Die Grünen sind bei der Wahl ähnlich steil abgestürzt wie die FDP, kommen allerdings von einem höheren Niveau. Ihr voraussichtlicher Kanzlerkandidat, Wirtschaftsminister Robert Habeck, hat für Montag angesichts der VW-Krise zu einem Autogipfel geladen. Die Parteispitze versucht einen Weg aus dem Negativ-Image zu finden.

Pistorius warnt vor der Erwartung „einer könnte der Messias sein“

Die Union hat der AfD entgegen der ursprünglichen Ankündigung von Parteichef Friedrich Merz auch in Brandenburg wenig entgegensetzen können. Merz hat sich vor wenigen Tagen von CSU-Chef Markus Söder zum Unions-Kanzlerkandidaten ausrufen lassen – die Brandenburger Wählerschaft scheint das nicht besonders interessiert zu haben.
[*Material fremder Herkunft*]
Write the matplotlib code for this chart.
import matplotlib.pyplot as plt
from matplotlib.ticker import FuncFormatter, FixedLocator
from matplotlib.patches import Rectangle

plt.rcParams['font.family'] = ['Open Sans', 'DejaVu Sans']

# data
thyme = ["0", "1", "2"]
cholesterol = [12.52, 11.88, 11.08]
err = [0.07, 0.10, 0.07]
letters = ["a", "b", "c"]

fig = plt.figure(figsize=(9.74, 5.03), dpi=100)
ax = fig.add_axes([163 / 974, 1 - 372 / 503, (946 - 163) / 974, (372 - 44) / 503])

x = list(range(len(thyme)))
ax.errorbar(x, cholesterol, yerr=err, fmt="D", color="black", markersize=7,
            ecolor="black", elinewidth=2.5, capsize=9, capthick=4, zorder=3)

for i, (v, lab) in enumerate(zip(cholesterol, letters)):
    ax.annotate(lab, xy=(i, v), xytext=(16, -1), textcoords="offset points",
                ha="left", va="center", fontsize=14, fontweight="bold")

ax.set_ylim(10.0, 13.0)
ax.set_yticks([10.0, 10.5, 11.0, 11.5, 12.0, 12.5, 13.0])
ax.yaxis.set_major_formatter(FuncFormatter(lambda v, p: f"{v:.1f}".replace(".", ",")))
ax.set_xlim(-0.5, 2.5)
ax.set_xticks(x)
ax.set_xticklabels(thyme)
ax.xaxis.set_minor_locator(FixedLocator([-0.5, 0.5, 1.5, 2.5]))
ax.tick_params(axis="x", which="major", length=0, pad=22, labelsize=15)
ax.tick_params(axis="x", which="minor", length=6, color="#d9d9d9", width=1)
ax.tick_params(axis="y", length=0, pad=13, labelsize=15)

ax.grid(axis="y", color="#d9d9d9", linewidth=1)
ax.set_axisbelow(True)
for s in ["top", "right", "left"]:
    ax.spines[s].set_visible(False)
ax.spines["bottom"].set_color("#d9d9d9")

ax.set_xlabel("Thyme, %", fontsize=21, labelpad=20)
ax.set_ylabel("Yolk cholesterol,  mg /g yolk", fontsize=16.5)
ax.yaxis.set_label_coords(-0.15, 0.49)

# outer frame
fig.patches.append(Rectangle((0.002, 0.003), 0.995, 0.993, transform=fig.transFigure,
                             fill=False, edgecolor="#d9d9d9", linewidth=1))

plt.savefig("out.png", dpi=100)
Söder könnte das zum Anlass für dezidierte Ratschläge an Merz nehmen.

Die AfD dürfte sich durch die Ergebnisse in ihrem zunehmend an den rechtsextremen Kräften der Partei ausgerichteten Kurs bestätigt fühlen, das Bündnis Sahra Wagenknecht (BSW) sich ermutigt fühlen, bei der Bundestagswahl die Linkspartei zu verdrängen.

Scholz hat kurz vor der Wahl angekündigt, in der Koalition sei die Zeit gekommen, „wo man klare Worte finden kann“. Und Pistorius warnte vorsorglich vor der Erwartung, „einer könnte der Messias sein“.